### Task objective
Leave out the pictures and repeat every record exactly.

-- BEGIN Input data --

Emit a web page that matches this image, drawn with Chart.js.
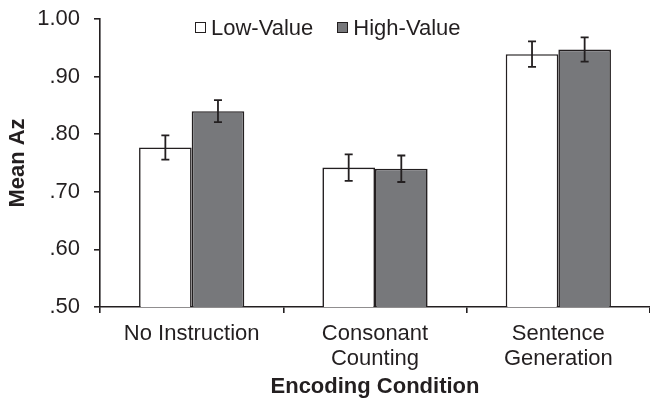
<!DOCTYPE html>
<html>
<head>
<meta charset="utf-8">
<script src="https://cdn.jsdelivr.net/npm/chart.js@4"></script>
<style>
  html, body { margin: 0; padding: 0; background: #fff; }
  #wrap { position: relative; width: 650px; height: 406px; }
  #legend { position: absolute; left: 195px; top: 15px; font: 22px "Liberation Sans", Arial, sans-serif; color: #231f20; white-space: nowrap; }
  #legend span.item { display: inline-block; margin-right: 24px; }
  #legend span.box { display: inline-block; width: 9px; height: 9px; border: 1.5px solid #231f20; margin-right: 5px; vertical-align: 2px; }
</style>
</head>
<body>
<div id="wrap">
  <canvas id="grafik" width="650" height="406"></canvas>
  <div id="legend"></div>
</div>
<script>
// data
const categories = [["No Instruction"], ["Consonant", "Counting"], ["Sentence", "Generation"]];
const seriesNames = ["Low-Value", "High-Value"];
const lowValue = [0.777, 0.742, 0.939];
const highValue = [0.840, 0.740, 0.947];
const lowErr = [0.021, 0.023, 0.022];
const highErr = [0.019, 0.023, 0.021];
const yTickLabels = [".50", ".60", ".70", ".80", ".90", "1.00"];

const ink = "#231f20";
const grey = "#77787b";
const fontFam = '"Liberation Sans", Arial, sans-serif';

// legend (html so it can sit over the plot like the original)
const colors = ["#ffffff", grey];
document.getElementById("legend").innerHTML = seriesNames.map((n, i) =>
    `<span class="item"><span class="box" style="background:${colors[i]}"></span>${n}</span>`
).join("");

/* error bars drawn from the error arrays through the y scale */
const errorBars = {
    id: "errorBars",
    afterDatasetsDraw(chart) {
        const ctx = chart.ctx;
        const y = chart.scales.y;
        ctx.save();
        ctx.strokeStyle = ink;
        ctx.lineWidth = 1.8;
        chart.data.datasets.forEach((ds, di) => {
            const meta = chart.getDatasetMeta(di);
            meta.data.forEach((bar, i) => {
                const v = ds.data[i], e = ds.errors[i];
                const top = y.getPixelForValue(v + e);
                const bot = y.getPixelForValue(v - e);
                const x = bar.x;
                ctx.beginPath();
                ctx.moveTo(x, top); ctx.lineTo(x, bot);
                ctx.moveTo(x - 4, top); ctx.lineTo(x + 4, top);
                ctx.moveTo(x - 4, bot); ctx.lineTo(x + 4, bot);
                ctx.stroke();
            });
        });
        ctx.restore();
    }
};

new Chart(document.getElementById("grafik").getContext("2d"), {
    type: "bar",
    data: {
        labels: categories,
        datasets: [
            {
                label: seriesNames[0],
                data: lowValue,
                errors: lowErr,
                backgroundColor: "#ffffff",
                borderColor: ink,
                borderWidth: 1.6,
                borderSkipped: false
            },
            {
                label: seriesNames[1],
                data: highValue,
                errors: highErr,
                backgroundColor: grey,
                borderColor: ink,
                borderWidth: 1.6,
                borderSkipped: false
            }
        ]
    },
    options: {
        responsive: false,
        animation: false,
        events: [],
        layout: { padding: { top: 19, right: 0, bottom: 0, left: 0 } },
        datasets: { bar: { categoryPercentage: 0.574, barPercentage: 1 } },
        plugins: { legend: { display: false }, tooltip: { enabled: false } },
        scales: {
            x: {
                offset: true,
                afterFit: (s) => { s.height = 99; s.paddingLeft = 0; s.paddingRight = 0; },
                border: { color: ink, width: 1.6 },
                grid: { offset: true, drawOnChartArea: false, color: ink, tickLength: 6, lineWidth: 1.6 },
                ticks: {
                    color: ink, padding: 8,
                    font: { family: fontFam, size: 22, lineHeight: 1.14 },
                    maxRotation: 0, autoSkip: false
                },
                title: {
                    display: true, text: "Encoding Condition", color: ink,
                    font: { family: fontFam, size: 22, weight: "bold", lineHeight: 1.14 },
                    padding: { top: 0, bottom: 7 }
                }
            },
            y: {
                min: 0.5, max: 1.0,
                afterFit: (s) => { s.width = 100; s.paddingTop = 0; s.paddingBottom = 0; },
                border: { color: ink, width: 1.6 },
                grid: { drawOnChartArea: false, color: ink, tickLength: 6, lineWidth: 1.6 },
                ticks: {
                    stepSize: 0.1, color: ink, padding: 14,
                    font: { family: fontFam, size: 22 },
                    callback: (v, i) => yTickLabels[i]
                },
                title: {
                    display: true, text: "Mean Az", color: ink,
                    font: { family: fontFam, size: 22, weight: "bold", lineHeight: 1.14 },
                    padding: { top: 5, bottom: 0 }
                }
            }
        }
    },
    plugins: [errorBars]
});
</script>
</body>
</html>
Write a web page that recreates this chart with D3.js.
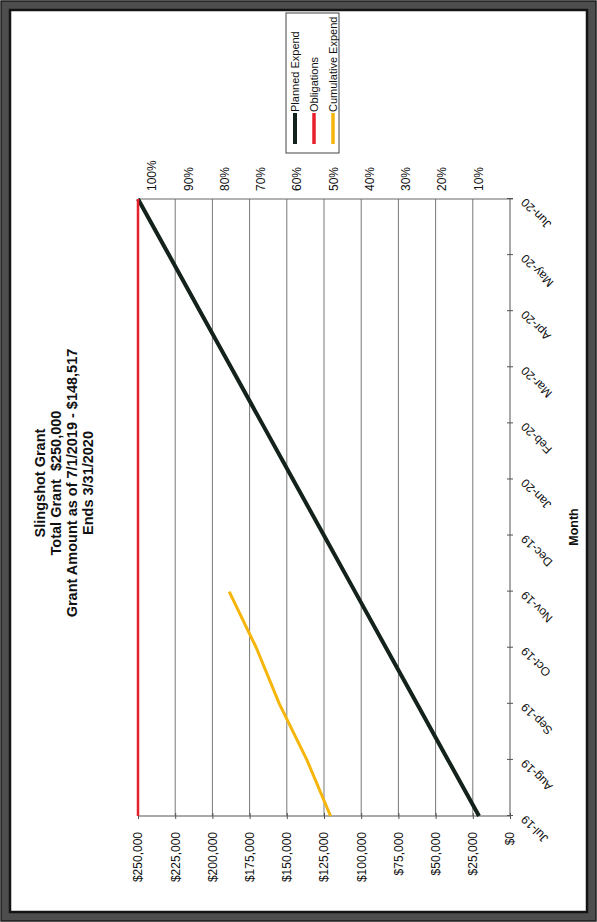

-- END Input data --

### Task answer
Emit a web page that matches this image, drawn with Chart.js.
<!DOCTYPE html>
<html>
<head>
<meta charset="utf-8">
<script src="https://cdn.jsdelivr.net/npm/chart.js@4"></script>
<style>
  html, body { margin: 0; padding: 0; background: #fff; }
  #wrap { position: relative; width: 650px; height: 406px; }
  #legend { position: absolute; left: 195px; top: 15px; font: 22px "Liberation Sans", Arial, sans-serif; color: #231f20; white-space: nowrap; }
  #legend span.item { display: inline-block; margin-right: 24px; }
  #legend span.box { display: inline-block; width: 9px; height: 9px; border: 1.5px solid #231f20; margin-right: 5px; vertical-align: 2px; }
</style>
</head>
<body>
<div id="wrap">
  <canvas id="grafik" width="650" height="406"></canvas>
  <div id="legend"></div>
</div>
<script>
// data
const categories = [["No Instruction"], ["Consonant", "Counting"], ["Sentence", "Generation"]];
const seriesNames = ["Low-Value", "High-Value"];
const lowValue = [0.777, 0.742, 0.939];
const highValue = [0.840, 0.740, 0.947];
const lowErr = [0.021, 0.023, 0.022];
const highErr = [0.019, 0.023, 0.021];
const yTickLabels = [".50", ".60", ".70", ".80", ".90", "1.00"];

const ink = "#231f20";
const grey = "#77787b";
const fontFam = '"Liberation Sans", Arial, sans-serif';

// legend (html so it can sit over the plot like the original)
const colors = ["#ffffff", grey];
document.getElementById("legend").innerHTML = seriesNames.map((n, i) =>
    `<span class="item"><span class="box" style="background:${colors[i]}"></span>${n}</span>`
).join("");

/* error bars drawn from the error arrays through the y scale */
const errorBars = {
    id: "errorBars",
    afterDatasetsDraw(chart) {
        const ctx = chart.ctx;
        const y = chart.scales.y;
        ctx.save();
        ctx.strokeStyle = ink;
        ctx.lineWidth = 1.8;
        chart.data.datasets.forEach((ds, di) => {
            const meta = chart.getDatasetMeta(di);
            meta.data.forEach((bar, i) => {
                const v = ds.data[i], e = ds.errors[i];
                const top = y.getPixelForValue(v + e);
                const bot = y.getPixelForValue(v - e);
                const x = bar.x;
                ctx.beginPath();
                ctx.moveTo(x, top); ctx.lineTo(x, bot);
                ctx.moveTo(x - 4, top); ctx.lineTo(x + 4, top);
                ctx.moveTo(x - 4, bot); ctx.lineTo(x + 4, bot);
                ctx.stroke();
            });
        });
        ctx.restore();
    }
};

new Chart(document.getElementById("grafik").getContext("2d"), {
    type: "bar",
    data: {
        labels: categories,
        datasets: [
            {
                label: seriesNames[0],
                data: lowValue,
                errors: lowErr,
                backgroundColor: "#ffffff",
                borderColor: ink,
                borderWidth: 1.6,
                borderSkipped: false
            },
            {
                label: seriesNames[1],
                data: highValue,
                errors: highErr,
                backgroundColor: grey,
                borderColor: ink,
                borderWidth: 1.6,
                borderSkipped: false
            }
        ]
    },
    options: {
        responsive: false,
        animation: false,
        events: [],
        layout: { padding: { top: 19, right: 0, bottom: 0, left: 0 } },
        datasets: { bar: { categoryPercentage: 0.574, barPercentage: 1 } },
        plugins: { legend: { display: false }, tooltip: { enabled: false } },
        scales: {
            x: {
                offset: true,
                afterFit: (s) => { s.height = 99; s.paddingLeft = 0; s.paddingRight = 0; },
                border: { color: ink, width: 1.6 },
                grid: { offset: true, drawOnChartArea: false, color: ink, tickLength: 6, lineWidth: 1.6 },
                ticks: {
                    color: ink, padding: 8,
                    font: { family: fontFam, size: 22, lineHeight: 1.14 },
                    maxRotation: 0, autoSkip: false
                },
                title: {
                    display: true, text: "Encoding Condition", color: ink,
                    font: { family: fontFam, size: 22, weight: "bold", lineHeight: 1.14 },
                    padding: { top: 0, bottom: 7 }
                }
            },
            y: {
                min: 0.5, max: 1.0,
                afterFit: (s) => { s.width = 100; s.paddingTop = 0; s.paddingBottom = 0; },
                border: { color: ink, width: 1.6 },
                grid: { drawOnChartArea: false, color: ink, tickLength: 6, lineWidth: 1.6 },
                ticks: {
                    stepSize: 0.1, color: ink, padding: 14,
                    font: { family: fontFam, size: 22 },
                    callback: (v, i) => yTickLabels[i]
                },
                title: {
                    display: true, text: "Mean Az", color: ink,
                    font: { family: fontFam, size: 22, weight: "bold", lineHeight: 1.14 },
                    padding: { top: 5, bottom: 0 }
                }
            }
        }
    },
    plugins: [errorBars]
});
</script>
</body>
</html>
Write a web page that recreates this chart with D3.js.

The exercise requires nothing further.